The company is based in Houston, Texas, but they have five warehouses across the country in California, Illinois, Texas, Georgia, and Pennsylvania. As a direct-to-consumer retailer, they're the brand, importer, marketing team, and shop all rolled into one, meaning they can get you high-end products for less than their competitors.

FAQs About RTIC vs. Yeti

Are RTIC and Yeti owned by brothers?

Funny enough, they are both owned by an entrepreneurial set of brothers—just not the same ones. RTIC is owned by twins John and Jim Jacobsen while Yeti was founded by brothers Roy and Ryan Seiders.

Are Yeti coolers worth it?

After combing through user reviews, it's hard to find too many people who are unhappy with the performance of their hard-sided Yeti cooler. Their soft-sided coolers get a little more negative reviews than their other products, however.

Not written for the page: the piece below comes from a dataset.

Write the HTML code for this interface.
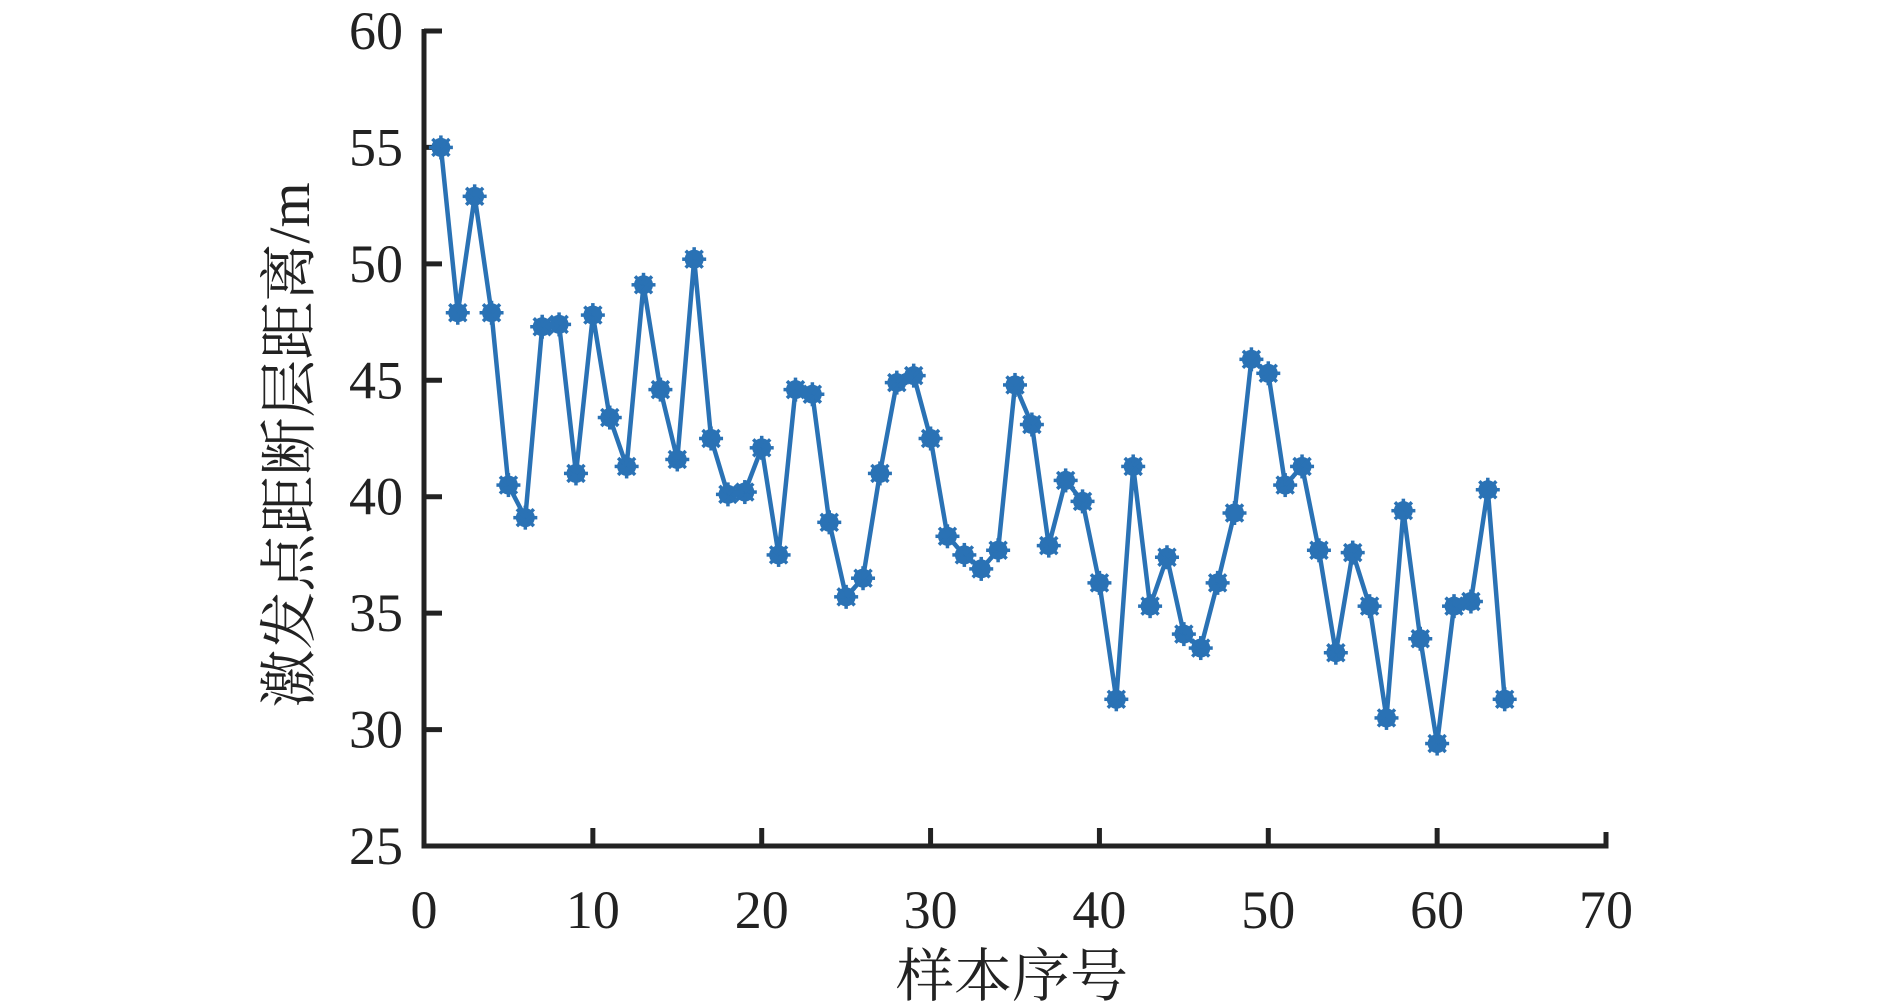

Once you wrap your mind around the price, Yeti coolers are definitely worth it. Plus, you'll need to consider the reality that a Yeti might be the last cooler you ever need to invest in if you treat it right.

Is RTIC as good as Yeti?

When you really dive into things like the amount and type of insulation, the design of the cooler's plastic exterior, the placement of drain holes, the quality of carry handles, the inclusion of tie-down points, and a host of other features, it's hard to tell RTIC and Yeti apart.

If you took the brand logos off each of their 45-quart coolers and compared them side-by-side, you'd have a tough time telling them apart. So, yes, RTIC coolers are designed to perform just as well as Yeti coolers and their user reviews seem to bear that out.

Plus, you'll need to consider the reality that you can usually pick up an RTIC cooler for anywhere from 30 to 70 percent less than what you'd pay for a similarly-sized Yeti cooler.

Which brand was started first: RTIC or Yeti?

Yeti gets the nod here, as they began in 2006 and RTIC didn't come along until nearly a decade later in 2016. Interestingly enough, both of these companies can trace their roots back to central and southern Texas, as Yeti was started in the Austin area and RTIC is based in Houston.